* Given problem: Copy out the listing that follows exactly, dropping every picture.

* Dataset content:
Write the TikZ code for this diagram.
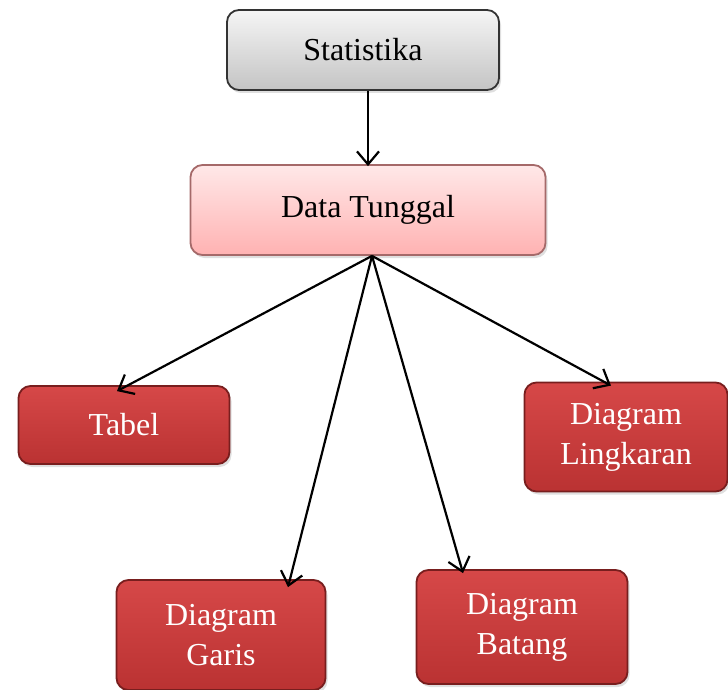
\documentclass[tikz,border=0pt]{standalone}
\usepackage{fontspec}
\setmainfont{Liberation Serif}
\usepackage{tikz}
\usetikzlibrary{calc,arrows.meta,shadows}
\definecolor{greytop}{RGB}{245,245,245}
\definecolor{greybot}{RGB}{196,196,196}
\definecolor{pinktop}{RGB}{255,232,232}
\definecolor{pinkbot}{RGB}{255,178,178}
\definecolor{pinkline}{RGB}{165,105,105}
\definecolor{redtop}{RGB}{214,72,72}
\definecolor{redbot}{RGB}{186,50,50}
\definecolor{redline}{RGB}{120,30,30}

\begin{document}
\begin{tikzpicture}[x=1pt,y=-1pt,
    box/.style={rounded corners=12pt, line width=1.8pt, inner sep=0pt, align=center,
      font=\fontsize{32}{40}\selectfont,
      drop shadow={opacity=0.25, shadow xshift=2pt, shadow yshift=-3pt}},
    redbox/.style={box, draw=redline, top color=redtop, bottom color=redbot, text=white},
    link/.style={-{Straight Barb[length=13pt,width=22pt]}, line width=2.2pt}]
  \useasboundingbox (0,0) rectangle (728,690);
  % boxes
  \node[box, draw=black!80, top color=greytop, bottom color=greybot, minimum width=272pt, minimum height=80pt] (stat) at (363,50) {Statistika};
  \node[box, draw=pinkline, top color=pinktop, bottom color=pinkbot, minimum width=355pt, minimum height=90pt] (tunggal) at (368,210) {Data Tunggal};
  \node[redbox, minimum width=211pt, minimum height=78pt] (tabel) at (124,425) {Tabel};
  \node[redbox, minimum width=203pt, minimum height=109pt] (lingkaran) at (626,437) {Diagram\\Lingkaran};
  \node[redbox, minimum width=209pt, minimum height=110pt] (garis) at (221,635) {Diagram\\Garis};
  \node[redbox, minimum width=211pt, minimum height=114pt] (batang) at (522,627) {Diagram\\Batang};
  % arrows
  \draw[link] ([xshift=5pt]stat.south) -- ([yshift=-2pt]tunggal.north);
  \draw[link] ([xshift=4pt]tunggal.south) -- ([xshift=-7pt,yshift=-6pt]tabel.north);
  \draw[link] ([xshift=4pt]tunggal.south) -- ([xshift=-15pt,yshift=-4pt]lingkaran.north);
  \draw[link] ([xshift=4pt]tunggal.south) -- ([xshift=67pt,yshift=-8pt]garis.north);
  \draw[link] ([xshift=4pt]tunggal.south) -- ([xshift=-59pt,yshift=-4pt]batang.north);
\end{tikzpicture}
\end{document}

* Finished answer:
Write the TikZ code for this diagram.
\documentclass[tikz,border=0pt]{standalone}
\usepackage{fontspec}
\setmainfont{Liberation Serif}
\usepackage{tikz}
\usetikzlibrary{calc,arrows.meta,shadows}
\definecolor{greytop}{RGB}{245,245,245}
\definecolor{greybot}{RGB}{196,196,196}
\definecolor{pinktop}{RGB}{255,232,232}
\definecolor{pinkbot}{RGB}{255,178,178}
\definecolor{pinkline}{RGB}{165,105,105}
\definecolor{redtop}{RGB}{214,72,72}
\definecolor{redbot}{RGB}{186,50,50}
\definecolor{redline}{RGB}{120,30,30}

\begin{document}
\begin{tikzpicture}[x=1pt,y=-1pt,
    box/.style={rounded corners=12pt, line width=1.8pt, inner sep=0pt, align=center,
      font=\fontsize{32}{40}\selectfont,
      drop shadow={opacity=0.25, shadow xshift=2pt, shadow yshift=-3pt}},
    redbox/.style={box, draw=redline, top color=redtop, bottom color=redbot, text=white},
    link/.style={-{Straight Barb[length=13pt,width=22pt]}, line width=2.2pt}]
  \useasboundingbox (0,0) rectangle (728,690);
  % boxes
  \node[box, draw=black!80, top color=greytop, bottom color=greybot, minimum width=272pt, minimum height=80pt] (stat) at (363,50) {Statistika};
  \node[box, draw=pinkline, top color=pinktop, bottom color=pinkbot, minimum width=355pt, minimum height=90pt] (tunggal) at (368,210) {Data Tunggal};
  \node[redbox, minimum width=211pt, minimum height=78pt] (tabel) at (124,425) {Tabel};
  \node[redbox, minimum width=203pt, minimum height=109pt] (lingkaran) at (626,437) {Diagram\\Lingkaran};
  \node[redbox, minimum width=209pt, minimum height=110pt] (garis) at (221,635) {Diagram\\Garis};
  \node[redbox, minimum width=211pt, minimum height=114pt] (batang) at (522,627) {Diagram\\Batang};
  % arrows
  \draw[link] ([xshift=5pt]stat.south) -- ([yshift=-2pt]tunggal.north);
  \draw[link] ([xshift=4pt]tunggal.south) -- ([xshift=-7pt,yshift=-6pt]tabel.north);
  \draw[link] ([xshift=4pt]tunggal.south) -- ([xshift=-15pt,yshift=-4pt]lingkaran.north);
  \draw[link] ([xshift=4pt]tunggal.south) -- ([xshift=67pt,yshift=-8pt]garis.north);
  \draw[link] ([xshift=4pt]tunggal.south) -- ([xshift=-59pt,yshift=-4pt]batang.north);
\end{tikzpicture}
\end{document}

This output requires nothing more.